Dann kommt Layla von meiner Zunge, so, wie sie es sich gewünscht hat, und meine Erregung reicht aus, dass ich kurz darauf noch mal gemeinsam mit ihr komme. Anschließend liegt sie ziemlich fertig in meinen Armen, aber ich bin enttäuscht, dass wir so schnell diese entleerte Zone vor dem Orgasmus verlassen haben, und alles fühlt sich einfach nur … unglaublich falsch an.

Sie seufzt zufrieden, das ist immerhin richtig, denn ich weiß, dass es ihr darum gegangen ist. Sie wollte Entspannung und all die Begleiterscheinungen, die Sex mit sich bringt. Angeblich soll man ja sogar länger leben, wenn man viel Sex hat. Diese Studien bleiben alle in meinem Kopf, aber keine einzige Business-Fallstudie bleibt hängen.

Ich stehe auf und schleiche mich aus dem Zimmer, um ins Bad zu gehen, vorsichtig, damit die alten Dielen nicht zu laut knarren. Ich erinnere mich vage, dass vorhin noch Leute im Wohnzimmer waren, aber jetzt sind alle Geräusche verstummt. Ich weiß nicht, wie spät es ist, zwei Uhr? Früher? Mein Gesicht im Spiegel sieht müde aus, trotz der aufgerissenen Augen. Ich spritze mir kaltes Wasser ins Gesicht und putze mir die Zähne, um ihren Geschmack loszuwerden. Sie schmeckt nicht schlecht, vielleicht stimmt das Gerücht mit der Ananas, aber auch das ist irgendwie … verkehrt, und ich muss fast heulen, als ich mich anschaue. Ich will und kann das alles nicht mehr weitermachen. Natürlich habe ich es wieder geschafft, die Frau in meinem Zimmer um den Verstand zu bringen und eine gute Erinnerung zu schaffen. Da bin ich ehrgeizig und entwickle so viel Durchhaltevermögen wie bei keiner anderen Sache in meinem Leben.

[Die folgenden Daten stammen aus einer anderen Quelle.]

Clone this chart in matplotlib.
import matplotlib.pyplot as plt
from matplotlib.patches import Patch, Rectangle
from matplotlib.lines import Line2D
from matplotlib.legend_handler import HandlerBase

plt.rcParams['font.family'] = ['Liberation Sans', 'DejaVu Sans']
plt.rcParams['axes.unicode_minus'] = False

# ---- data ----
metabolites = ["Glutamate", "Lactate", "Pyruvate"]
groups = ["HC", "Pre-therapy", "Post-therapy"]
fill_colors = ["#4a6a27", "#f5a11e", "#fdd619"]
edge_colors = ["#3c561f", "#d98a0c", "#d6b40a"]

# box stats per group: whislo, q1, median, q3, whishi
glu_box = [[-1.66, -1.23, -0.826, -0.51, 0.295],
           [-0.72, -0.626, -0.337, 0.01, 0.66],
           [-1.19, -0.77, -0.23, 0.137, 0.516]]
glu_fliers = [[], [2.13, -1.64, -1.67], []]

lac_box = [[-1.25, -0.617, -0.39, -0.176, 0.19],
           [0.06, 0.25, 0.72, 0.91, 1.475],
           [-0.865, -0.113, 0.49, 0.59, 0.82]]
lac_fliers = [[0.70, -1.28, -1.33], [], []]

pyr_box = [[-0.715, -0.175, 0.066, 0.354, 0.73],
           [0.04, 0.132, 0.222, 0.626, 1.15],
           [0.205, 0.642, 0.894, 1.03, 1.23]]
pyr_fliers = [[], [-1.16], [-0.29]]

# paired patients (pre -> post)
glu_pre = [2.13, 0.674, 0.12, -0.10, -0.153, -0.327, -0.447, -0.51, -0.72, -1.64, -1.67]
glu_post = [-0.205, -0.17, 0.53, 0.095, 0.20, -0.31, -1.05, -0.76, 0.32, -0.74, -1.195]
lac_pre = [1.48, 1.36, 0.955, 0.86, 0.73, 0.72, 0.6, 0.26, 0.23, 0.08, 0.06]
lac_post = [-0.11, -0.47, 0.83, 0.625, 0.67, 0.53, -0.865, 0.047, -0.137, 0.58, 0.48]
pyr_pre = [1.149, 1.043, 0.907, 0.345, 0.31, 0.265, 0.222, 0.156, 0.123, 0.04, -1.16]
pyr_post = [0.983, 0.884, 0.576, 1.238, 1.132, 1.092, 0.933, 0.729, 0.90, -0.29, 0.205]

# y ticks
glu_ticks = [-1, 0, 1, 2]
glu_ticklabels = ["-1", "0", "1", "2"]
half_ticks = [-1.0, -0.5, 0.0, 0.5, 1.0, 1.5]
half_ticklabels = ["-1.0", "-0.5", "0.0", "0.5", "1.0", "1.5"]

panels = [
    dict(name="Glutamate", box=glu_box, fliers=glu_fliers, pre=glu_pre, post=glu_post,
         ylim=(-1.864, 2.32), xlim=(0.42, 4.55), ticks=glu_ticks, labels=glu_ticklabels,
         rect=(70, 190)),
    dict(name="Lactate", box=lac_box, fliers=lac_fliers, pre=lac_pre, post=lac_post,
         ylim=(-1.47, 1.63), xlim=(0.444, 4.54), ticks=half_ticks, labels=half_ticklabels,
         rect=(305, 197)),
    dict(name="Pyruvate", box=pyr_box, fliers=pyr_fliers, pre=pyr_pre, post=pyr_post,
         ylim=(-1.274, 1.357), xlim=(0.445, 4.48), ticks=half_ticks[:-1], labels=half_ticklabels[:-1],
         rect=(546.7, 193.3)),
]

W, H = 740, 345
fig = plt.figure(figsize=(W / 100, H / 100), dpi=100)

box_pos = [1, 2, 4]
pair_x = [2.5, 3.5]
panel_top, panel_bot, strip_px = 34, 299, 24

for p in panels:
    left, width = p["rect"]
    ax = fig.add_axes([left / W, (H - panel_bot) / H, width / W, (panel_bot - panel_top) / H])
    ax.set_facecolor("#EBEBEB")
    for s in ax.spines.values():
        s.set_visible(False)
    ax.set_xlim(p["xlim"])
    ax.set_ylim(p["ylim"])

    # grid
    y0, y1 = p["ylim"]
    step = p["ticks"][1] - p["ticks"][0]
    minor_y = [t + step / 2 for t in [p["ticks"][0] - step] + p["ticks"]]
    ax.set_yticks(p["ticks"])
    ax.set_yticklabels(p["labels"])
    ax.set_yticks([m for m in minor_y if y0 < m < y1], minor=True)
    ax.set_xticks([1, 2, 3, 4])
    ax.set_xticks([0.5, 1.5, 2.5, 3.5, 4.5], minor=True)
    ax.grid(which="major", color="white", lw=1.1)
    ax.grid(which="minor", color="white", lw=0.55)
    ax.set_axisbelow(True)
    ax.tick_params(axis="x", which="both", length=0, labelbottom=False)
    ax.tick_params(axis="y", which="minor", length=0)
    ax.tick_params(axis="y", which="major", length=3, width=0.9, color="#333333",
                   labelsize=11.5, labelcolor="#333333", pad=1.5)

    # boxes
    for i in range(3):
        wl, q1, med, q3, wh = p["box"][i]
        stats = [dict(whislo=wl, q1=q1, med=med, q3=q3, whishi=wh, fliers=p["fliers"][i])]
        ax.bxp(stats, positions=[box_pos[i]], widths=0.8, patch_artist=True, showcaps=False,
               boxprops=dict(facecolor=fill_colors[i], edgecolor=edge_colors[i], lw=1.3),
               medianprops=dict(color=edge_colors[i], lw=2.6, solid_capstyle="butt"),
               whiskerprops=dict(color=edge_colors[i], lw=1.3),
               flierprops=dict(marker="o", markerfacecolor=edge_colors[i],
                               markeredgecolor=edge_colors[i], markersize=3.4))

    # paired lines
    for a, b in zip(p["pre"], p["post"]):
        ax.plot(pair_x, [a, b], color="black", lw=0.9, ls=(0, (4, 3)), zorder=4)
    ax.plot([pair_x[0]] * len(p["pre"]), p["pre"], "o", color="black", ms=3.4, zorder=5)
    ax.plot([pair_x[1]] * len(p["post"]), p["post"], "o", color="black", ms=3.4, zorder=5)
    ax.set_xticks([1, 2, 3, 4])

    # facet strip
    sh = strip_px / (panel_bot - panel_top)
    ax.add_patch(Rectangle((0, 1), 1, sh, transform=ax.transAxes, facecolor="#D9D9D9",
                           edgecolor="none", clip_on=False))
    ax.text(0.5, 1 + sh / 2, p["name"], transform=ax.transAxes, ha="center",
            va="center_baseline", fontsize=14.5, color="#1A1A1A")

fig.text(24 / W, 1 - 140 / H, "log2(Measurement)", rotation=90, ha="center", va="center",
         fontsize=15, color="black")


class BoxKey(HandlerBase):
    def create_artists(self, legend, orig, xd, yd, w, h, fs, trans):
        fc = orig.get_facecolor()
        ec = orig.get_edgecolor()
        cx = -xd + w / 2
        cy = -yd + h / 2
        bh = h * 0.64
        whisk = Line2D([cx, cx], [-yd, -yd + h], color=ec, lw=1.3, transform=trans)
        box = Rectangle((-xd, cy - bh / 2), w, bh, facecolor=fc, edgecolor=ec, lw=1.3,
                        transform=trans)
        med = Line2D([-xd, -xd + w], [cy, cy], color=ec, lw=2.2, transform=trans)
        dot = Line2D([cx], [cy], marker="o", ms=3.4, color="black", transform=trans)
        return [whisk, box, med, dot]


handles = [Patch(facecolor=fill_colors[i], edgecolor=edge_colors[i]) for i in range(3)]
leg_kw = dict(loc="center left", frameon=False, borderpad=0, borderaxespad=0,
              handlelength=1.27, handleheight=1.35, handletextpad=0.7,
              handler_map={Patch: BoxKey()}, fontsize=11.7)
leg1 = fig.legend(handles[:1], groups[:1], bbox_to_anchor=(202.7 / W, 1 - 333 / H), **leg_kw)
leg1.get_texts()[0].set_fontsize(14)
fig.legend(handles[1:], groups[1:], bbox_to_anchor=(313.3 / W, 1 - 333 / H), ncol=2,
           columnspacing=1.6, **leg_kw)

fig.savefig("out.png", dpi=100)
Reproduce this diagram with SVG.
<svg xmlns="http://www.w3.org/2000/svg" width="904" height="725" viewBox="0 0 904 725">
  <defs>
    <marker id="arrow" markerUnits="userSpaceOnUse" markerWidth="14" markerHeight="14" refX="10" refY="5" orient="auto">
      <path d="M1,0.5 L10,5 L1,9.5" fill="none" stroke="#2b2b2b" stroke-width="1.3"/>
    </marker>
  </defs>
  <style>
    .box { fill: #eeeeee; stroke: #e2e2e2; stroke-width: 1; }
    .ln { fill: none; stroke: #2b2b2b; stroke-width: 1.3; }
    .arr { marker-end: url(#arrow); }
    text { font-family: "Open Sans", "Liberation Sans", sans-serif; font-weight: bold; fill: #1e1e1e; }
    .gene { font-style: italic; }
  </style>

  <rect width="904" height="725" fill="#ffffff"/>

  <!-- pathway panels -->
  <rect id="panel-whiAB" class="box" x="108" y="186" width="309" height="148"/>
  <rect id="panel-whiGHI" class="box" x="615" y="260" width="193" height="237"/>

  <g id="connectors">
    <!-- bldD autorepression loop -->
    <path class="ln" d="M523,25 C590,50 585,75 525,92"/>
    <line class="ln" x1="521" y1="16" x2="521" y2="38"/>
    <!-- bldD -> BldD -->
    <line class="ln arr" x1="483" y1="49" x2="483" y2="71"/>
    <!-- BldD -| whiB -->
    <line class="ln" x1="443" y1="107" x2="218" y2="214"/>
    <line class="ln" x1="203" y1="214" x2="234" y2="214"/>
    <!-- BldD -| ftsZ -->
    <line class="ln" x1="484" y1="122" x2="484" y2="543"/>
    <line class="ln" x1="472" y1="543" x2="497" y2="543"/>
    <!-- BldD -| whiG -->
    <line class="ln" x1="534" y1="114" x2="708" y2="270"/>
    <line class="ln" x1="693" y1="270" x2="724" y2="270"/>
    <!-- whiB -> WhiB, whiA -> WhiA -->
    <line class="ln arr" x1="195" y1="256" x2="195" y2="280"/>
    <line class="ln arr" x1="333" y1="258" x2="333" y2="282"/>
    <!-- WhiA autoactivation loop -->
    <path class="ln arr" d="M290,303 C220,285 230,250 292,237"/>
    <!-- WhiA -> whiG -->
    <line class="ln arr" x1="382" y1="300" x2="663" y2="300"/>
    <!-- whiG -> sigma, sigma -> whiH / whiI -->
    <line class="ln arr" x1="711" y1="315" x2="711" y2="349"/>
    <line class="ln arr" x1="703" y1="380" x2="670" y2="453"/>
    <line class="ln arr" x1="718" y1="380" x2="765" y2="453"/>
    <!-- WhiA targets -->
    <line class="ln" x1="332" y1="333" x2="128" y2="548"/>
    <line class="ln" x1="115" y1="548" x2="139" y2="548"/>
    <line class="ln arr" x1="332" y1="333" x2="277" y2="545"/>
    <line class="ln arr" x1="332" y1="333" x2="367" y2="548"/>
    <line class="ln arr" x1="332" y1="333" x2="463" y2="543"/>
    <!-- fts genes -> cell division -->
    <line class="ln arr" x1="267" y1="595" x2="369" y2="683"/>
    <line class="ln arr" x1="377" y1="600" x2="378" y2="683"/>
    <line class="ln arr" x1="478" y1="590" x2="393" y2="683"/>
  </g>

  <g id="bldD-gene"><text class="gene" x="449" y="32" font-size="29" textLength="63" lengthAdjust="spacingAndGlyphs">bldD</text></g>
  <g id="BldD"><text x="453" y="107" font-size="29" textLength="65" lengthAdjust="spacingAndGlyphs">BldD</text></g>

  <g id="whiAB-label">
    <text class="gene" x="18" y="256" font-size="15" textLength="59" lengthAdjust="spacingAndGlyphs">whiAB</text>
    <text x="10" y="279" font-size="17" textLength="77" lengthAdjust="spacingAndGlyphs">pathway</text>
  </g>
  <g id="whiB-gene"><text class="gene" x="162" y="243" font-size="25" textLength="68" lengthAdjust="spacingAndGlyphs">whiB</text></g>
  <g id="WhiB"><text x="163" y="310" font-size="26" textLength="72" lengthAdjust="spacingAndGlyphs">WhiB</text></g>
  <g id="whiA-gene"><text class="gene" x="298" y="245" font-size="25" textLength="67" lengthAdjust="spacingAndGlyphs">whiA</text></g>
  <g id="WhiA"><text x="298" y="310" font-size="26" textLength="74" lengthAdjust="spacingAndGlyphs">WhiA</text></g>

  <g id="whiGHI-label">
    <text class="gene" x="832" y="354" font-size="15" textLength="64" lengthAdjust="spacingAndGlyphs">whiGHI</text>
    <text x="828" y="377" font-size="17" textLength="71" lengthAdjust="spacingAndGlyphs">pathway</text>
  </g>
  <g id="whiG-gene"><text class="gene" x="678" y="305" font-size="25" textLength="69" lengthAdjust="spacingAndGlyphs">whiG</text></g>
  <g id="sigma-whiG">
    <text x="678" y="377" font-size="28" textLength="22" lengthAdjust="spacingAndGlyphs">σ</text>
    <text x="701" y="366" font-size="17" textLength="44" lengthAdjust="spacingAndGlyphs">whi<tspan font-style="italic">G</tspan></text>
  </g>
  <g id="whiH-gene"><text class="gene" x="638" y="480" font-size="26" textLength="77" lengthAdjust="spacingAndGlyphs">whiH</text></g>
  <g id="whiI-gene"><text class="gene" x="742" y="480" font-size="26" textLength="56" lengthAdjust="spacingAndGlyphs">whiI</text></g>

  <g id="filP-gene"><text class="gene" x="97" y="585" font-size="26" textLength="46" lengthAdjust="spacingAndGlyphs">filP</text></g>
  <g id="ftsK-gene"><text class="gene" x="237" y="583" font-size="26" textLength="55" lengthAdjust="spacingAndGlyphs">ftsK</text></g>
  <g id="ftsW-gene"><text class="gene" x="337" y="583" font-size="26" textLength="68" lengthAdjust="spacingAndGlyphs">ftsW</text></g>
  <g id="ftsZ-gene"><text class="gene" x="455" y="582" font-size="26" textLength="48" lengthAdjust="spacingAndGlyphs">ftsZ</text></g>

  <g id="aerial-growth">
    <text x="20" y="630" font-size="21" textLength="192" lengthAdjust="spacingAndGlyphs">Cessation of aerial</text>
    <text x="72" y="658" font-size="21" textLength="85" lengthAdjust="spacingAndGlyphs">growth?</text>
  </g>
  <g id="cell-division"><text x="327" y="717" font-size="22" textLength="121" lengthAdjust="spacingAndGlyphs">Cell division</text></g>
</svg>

Nur leider ist diese Fähigkeit außerhalb der Callboy-Szene nicht wirklich von Nutzen. Und da ich mir die Frauen lieber selbst aussuche, statt von ihnen gebucht zu werden, kann ich mit dieser Fähigkeit nicht viel anfangen.

Ich bin so wahnsinnig leer. Ich ärgere mich, dass ich Layla mit zu mir gebracht habe und wir nicht einfach zu ihr gegangen sind. Jetzt kann ich sie ja nicht rauswerfen. Anders, als einige Leute annehmen, bin ich nämlich gar kein Arschloch. Oder jedenfalls nicht so eins. Aber ich will wirklich, dass sie geht. Ich will allein sein. Und heulen.

Als ich aus der Badezimmertür trete, schrecke ich zurück, als ich die dicken, rotblonden Haare und die grünen Augen erkenne. Julie steht im Flur. Sie trägt ein etwas vergrautes, langes T-Shirt, auf dem »Surf Kauai« steht. Ihr Gesichtsausdruck ist mindestens genauso erschrocken wie meiner. Sie zieht scharf die Luft ein und weicht einen kleinen Schritt zurück.

»Oh. Ich dachte, hier wäre niemand«, erklärt sie. Sie versucht, ihr T-Shirt in die Länge zu ziehen. Wie so oft fällt mir auf, dass sie hübsche Beine hat, auch wenn ich mich wirklich bemühe, sie nicht auffällig abzuchecken.